Extract exactly those lines that lie between the start of the material and the line with "fig = go.Figure()", including both boundary lines and no others.

__________________________________________________

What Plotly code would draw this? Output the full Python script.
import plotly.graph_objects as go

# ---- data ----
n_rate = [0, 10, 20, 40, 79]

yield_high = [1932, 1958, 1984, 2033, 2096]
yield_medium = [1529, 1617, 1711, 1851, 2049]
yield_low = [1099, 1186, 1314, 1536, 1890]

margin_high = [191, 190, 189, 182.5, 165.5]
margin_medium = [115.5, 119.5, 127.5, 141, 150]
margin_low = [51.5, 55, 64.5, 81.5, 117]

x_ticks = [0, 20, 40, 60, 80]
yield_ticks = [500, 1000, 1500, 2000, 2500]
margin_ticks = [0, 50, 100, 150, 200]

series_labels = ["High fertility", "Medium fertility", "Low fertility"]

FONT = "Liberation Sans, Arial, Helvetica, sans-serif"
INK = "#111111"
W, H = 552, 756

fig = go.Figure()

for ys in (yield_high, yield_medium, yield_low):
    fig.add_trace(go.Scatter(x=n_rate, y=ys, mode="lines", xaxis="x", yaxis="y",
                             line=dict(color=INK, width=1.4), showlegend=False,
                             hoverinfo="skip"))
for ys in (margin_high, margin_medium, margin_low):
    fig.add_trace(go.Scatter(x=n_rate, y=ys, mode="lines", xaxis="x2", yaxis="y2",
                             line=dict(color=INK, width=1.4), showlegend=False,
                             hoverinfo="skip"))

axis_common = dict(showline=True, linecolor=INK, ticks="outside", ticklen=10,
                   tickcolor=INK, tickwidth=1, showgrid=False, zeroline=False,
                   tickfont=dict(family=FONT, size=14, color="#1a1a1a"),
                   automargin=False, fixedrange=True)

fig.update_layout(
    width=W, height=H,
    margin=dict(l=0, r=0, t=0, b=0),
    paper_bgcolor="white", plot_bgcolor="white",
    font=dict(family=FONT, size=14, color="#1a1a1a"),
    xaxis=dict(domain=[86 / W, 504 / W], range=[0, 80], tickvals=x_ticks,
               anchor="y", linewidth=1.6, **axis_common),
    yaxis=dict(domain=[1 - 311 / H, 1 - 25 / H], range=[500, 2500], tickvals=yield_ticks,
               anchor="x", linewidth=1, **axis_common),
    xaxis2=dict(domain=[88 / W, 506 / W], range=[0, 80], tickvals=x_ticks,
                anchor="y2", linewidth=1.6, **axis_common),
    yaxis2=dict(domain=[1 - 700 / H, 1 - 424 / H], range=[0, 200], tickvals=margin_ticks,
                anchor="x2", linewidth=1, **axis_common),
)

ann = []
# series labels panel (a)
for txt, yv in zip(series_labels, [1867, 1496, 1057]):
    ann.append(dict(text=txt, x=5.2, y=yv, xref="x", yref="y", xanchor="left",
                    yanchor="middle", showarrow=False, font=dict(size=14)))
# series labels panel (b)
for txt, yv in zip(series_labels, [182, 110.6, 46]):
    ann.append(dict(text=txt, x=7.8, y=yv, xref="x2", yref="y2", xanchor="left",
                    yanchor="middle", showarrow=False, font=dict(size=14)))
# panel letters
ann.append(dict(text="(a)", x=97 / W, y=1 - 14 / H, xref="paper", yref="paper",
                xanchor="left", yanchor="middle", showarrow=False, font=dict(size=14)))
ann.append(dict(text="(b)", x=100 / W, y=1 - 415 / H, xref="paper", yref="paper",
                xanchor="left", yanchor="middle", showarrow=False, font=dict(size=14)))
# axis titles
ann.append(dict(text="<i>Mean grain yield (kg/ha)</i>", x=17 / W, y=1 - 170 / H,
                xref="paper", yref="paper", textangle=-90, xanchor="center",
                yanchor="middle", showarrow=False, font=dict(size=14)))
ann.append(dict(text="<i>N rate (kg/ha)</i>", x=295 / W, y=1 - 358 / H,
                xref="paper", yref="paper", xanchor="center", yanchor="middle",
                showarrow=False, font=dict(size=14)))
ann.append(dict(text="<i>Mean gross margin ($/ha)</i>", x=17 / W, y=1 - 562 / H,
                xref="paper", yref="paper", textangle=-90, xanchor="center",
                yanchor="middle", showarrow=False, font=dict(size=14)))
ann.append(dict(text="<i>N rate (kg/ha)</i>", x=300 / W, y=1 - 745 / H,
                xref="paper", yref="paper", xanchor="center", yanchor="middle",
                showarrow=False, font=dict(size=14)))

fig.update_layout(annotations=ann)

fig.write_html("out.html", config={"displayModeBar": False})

__________________________________________________

_SOLUTION TO THIS PROBLEM:_
What Plotly code would draw this? Output the full Python script.
import plotly.graph_objects as go

# ---- data ----
n_rate = [0, 10, 20, 40, 79]

yield_high = [1932, 1958, 1984, 2033, 2096]
yield_medium = [1529, 1617, 1711, 1851, 2049]
yield_low = [1099, 1186, 1314, 1536, 1890]

margin_high = [191, 190, 189, 182.5, 165.5]
margin_medium = [115.5, 119.5, 127.5, 141, 150]
margin_low = [51.5, 55, 64.5, 81.5, 117]

x_ticks = [0, 20, 40, 60, 80]
yield_ticks = [500, 1000, 1500, 2000, 2500]
margin_ticks = [0, 50, 100, 150, 200]

series_labels = ["High fertility", "Medium fertility", "Low fertility"]

FONT = "Liberation Sans, Arial, Helvetica, sans-serif"
INK = "#111111"
W, H = 552, 756

fig = go.Figure()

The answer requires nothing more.